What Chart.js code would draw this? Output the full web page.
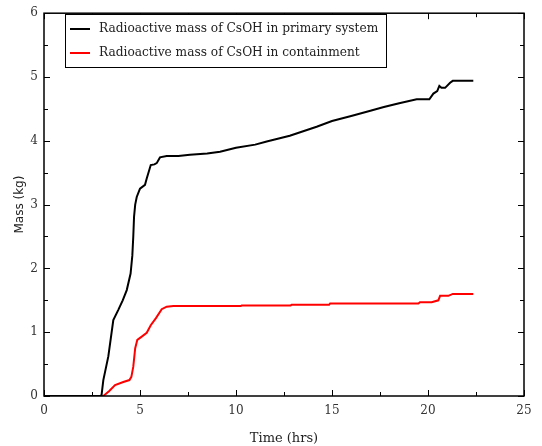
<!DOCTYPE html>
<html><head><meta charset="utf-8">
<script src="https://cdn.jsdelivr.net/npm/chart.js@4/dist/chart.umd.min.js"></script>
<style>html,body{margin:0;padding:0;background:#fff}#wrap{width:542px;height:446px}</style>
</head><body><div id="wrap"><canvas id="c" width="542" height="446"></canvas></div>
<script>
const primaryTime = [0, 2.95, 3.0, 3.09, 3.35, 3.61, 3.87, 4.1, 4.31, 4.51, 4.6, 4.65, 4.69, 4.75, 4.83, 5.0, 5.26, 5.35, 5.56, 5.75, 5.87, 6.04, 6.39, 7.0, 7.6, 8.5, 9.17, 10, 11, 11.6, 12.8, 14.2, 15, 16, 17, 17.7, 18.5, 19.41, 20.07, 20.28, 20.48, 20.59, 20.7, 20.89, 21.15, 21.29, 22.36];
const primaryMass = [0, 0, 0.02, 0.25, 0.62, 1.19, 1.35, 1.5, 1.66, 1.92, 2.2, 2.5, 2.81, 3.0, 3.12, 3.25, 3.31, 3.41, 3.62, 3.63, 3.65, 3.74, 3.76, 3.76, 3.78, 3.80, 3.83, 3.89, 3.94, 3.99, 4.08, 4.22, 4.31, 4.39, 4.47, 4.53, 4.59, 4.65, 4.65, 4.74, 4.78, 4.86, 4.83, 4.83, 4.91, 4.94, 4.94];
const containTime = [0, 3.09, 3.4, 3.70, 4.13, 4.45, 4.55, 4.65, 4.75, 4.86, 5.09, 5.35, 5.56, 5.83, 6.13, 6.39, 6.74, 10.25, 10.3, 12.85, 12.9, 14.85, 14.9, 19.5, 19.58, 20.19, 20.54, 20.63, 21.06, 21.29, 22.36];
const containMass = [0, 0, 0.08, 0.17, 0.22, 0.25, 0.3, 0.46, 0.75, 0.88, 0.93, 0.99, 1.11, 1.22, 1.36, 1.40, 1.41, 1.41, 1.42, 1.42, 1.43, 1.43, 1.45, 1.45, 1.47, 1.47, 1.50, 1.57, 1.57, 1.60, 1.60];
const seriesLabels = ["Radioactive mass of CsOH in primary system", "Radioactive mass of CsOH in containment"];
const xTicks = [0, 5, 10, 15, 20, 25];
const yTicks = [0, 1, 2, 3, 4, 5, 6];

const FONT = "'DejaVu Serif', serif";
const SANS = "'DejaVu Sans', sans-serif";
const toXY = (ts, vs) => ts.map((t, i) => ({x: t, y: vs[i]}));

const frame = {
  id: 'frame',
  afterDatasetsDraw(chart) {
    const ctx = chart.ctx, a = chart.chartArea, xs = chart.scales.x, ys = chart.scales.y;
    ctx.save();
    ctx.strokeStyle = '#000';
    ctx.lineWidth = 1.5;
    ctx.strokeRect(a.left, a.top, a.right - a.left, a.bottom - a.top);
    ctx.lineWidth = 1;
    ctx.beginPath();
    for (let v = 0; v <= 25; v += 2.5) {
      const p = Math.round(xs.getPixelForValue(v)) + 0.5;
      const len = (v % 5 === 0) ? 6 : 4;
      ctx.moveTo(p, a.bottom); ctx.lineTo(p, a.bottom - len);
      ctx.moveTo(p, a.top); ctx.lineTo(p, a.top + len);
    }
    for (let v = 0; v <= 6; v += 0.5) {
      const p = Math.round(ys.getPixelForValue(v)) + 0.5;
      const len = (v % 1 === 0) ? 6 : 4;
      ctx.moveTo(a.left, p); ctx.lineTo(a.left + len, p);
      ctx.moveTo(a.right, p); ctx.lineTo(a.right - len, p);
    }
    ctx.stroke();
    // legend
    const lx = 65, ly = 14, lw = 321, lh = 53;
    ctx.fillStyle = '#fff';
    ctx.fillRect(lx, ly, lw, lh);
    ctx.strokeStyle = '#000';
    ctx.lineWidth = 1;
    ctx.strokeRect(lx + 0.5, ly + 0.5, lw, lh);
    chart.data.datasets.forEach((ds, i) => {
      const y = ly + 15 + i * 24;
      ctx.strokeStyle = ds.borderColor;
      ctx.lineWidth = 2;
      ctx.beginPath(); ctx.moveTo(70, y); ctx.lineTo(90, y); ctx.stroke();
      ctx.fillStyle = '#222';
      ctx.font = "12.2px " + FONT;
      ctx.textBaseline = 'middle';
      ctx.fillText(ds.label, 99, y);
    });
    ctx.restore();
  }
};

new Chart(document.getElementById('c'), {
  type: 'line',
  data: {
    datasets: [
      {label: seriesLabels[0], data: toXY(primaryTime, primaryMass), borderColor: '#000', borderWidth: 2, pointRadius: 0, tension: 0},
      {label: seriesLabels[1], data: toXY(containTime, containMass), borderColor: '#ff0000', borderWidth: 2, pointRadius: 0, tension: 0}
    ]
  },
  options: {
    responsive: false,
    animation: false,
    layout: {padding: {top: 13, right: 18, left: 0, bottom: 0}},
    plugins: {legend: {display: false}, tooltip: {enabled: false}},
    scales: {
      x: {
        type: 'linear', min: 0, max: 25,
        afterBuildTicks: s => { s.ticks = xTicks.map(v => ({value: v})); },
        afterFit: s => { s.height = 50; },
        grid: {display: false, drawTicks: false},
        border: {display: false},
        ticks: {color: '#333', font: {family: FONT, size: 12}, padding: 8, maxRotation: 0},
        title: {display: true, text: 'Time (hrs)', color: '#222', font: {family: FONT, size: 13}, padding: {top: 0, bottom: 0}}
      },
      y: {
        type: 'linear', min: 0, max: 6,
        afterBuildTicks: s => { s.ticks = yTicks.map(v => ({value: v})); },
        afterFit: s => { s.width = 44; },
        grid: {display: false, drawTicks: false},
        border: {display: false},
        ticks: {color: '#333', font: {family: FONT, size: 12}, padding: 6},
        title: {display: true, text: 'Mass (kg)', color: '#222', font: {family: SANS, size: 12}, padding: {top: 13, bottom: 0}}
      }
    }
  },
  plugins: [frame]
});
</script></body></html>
:::::
:: Objective ::
Go through the data above and transcribe it in full, omitting any image.

:: Task solution ::
What Chart.js code would draw this? Output the full web page.
<!DOCTYPE html>
<html><head><meta charset="utf-8">
<script src="https://cdn.jsdelivr.net/npm/chart.js@4/dist/chart.umd.min.js"></script>
<style>html,body{margin:0;padding:0;background:#fff}#wrap{width:542px;height:446px}</style>
</head><body><div id="wrap"><canvas id="c" width="542" height="446"></canvas></div>
<script>
const primaryTime = [0, 2.95, 3.0, 3.09, 3.35, 3.61, 3.87, 4.1, 4.31, 4.51, 4.6, 4.65, 4.69, 4.75, 4.83, 5.0, 5.26, 5.35, 5.56, 5.75, 5.87, 6.04, 6.39, 7.0, 7.6, 8.5, 9.17, 10, 11, 11.6, 12.8, 14.2, 15, 16, 17, 17.7, 18.5, 19.41, 20.07, 20.28, 20.48, 20.59, 20.7, 20.89, 21.15, 21.29, 22.36];
const primaryMass = [0, 0, 0.02, 0.25, 0.62, 1.19, 1.35, 1.5, 1.66, 1.92, 2.2, 2.5, 2.81, 3.0, 3.12, 3.25, 3.31, 3.41, 3.62, 3.63, 3.65, 3.74, 3.76, 3.76, 3.78, 3.80, 3.83, 3.89, 3.94, 3.99, 4.08, 4.22, 4.31, 4.39, 4.47, 4.53, 4.59, 4.65, 4.65, 4.74, 4.78, 4.86, 4.83, 4.83, 4.91, 4.94, 4.94];
const containTime = [0, 3.09, 3.4, 3.70, 4.13, 4.45, 4.55, 4.65, 4.75, 4.86, 5.09, 5.35, 5.56, 5.83, 6.13, 6.39, 6.74, 10.25, 10.3, 12.85, 12.9, 14.85, 14.9, 19.5, 19.58, 20.19, 20.54, 20.63, 21.06, 21.29, 22.36];
const containMass = [0, 0, 0.08, 0.17, 0.22, 0.25, 0.3, 0.46, 0.75, 0.88, 0.93, 0.99, 1.11, 1.22, 1.36, 1.40, 1.41, 1.41, 1.42, 1.42, 1.43, 1.43, 1.45, 1.45, 1.47, 1.47, 1.50, 1.57, 1.57, 1.60, 1.60];
const seriesLabels = ["Radioactive mass of CsOH in primary system", "Radioactive mass of CsOH in containment"];
const xTicks = [0, 5, 10, 15, 20, 25];
const yTicks = [0, 1, 2, 3, 4, 5, 6];

const FONT = "'DejaVu Serif', serif";
const SANS = "'DejaVu Sans', sans-serif";
const toXY = (ts, vs) => ts.map((t, i) => ({x: t, y: vs[i]}));

const frame = {
  id: 'frame',
  afterDatasetsDraw(chart) {
    const ctx = chart.ctx, a = chart.chartArea, xs = chart.scales.x, ys = chart.scales.y;
    ctx.save();
    ctx.strokeStyle = '#000';
    ctx.lineWidth = 1.5;
    ctx.strokeRect(a.left, a.top, a.right - a.left, a.bottom - a.top);
    ctx.lineWidth = 1;
    ctx.beginPath();
    for (let v = 0; v <= 25; v += 2.5) {
      const p = Math.round(xs.getPixelForValue(v)) + 0.5;
      const len = (v % 5 === 0) ? 6 : 4;
      ctx.moveTo(p, a.bottom); ctx.lineTo(p, a.bottom - len);
      ctx.moveTo(p, a.top); ctx.lineTo(p, a.top + len);
    }
    for (let v = 0; v <= 6; v += 0.5) {
      const p = Math.round(ys.getPixelForValue(v)) + 0.5;
      const len = (v % 1 === 0) ? 6 : 4;
      ctx.moveTo(a.left, p); ctx.lineTo(a.left + len, p);
      ctx.moveTo(a.right, p); ctx.lineTo(a.right - len, p);
    }
    ctx.stroke();
    // legend
    const lx = 65, ly = 14, lw = 321, lh = 53;
    ctx.fillStyle = '#fff';
    ctx.fillRect(lx, ly, lw, lh);
    ctx.strokeStyle = '#000';
    ctx.lineWidth = 1;
    ctx.strokeRect(lx + 0.5, ly + 0.5, lw, lh);
    chart.data.datasets.forEach((ds, i) => {
      const y = ly + 15 + i * 24;
      ctx.strokeStyle = ds.borderColor;
      ctx.lineWidth = 2;
      ctx.beginPath(); ctx.moveTo(70, y); ctx.lineTo(90, y); ctx.stroke();
      ctx.fillStyle = '#222';
      ctx.font = "12.2px " + FONT;
      ctx.textBaseline = 'middle';
      ctx.fillText(ds.label, 99, y);
    });
    ctx.restore();
  }
};

new Chart(document.getElementById('c'), {
  type: 'line',
  data: {
    datasets: [
      {label: seriesLabels[0], data: toXY(primaryTime, primaryMass), borderColor: '#000', borderWidth: 2, pointRadius: 0, tension: 0},
      {label: seriesLabels[1], data: toXY(containTime, containMass), borderColor: '#ff0000', borderWidth: 2, pointRadius: 0, tension: 0}
    ]
  },
  options: {
    responsive: false,
    animation: false,
    layout: {padding: {top: 13, right: 18, left: 0, bottom: 0}},
    plugins: {legend: {display: false}, tooltip: {enabled: false}},
    scales: {
      x: {
        type: 'linear', min: 0, max: 25,
        afterBuildTicks: s => { s.ticks = xTicks.map(v => ({value: v})); },
        afterFit: s => { s.height = 50; },
        grid: {display: false, drawTicks: false},
        border: {display: false},
        ticks: {color: '#333', font: {family: FONT, size: 12}, padding: 8, maxRotation: 0},
        title: {display: true, text: 'Time (hrs)', color: '#222', font: {family: FONT, size: 13}, padding: {top: 0, bottom: 0}}
      },
      y: {
        type: 'linear', min: 0, max: 6,
        afterBuildTicks: s => { s.ticks = yTicks.map(v => ({value: v})); },
        afterFit: s => { s.width = 44; },
        grid: {display: false, drawTicks: false},
        border: {display: false},
        ticks: {color: '#333', font: {family: FONT, size: 12}, padding: 6},
        title: {display: true, text: 'Mass (kg)', color: '#222', font: {family: SANS, size: 12}, padding: {top: 13, bottom: 0}}
      }
    }
  },
  plugins: [frame]
});
</script></body></html>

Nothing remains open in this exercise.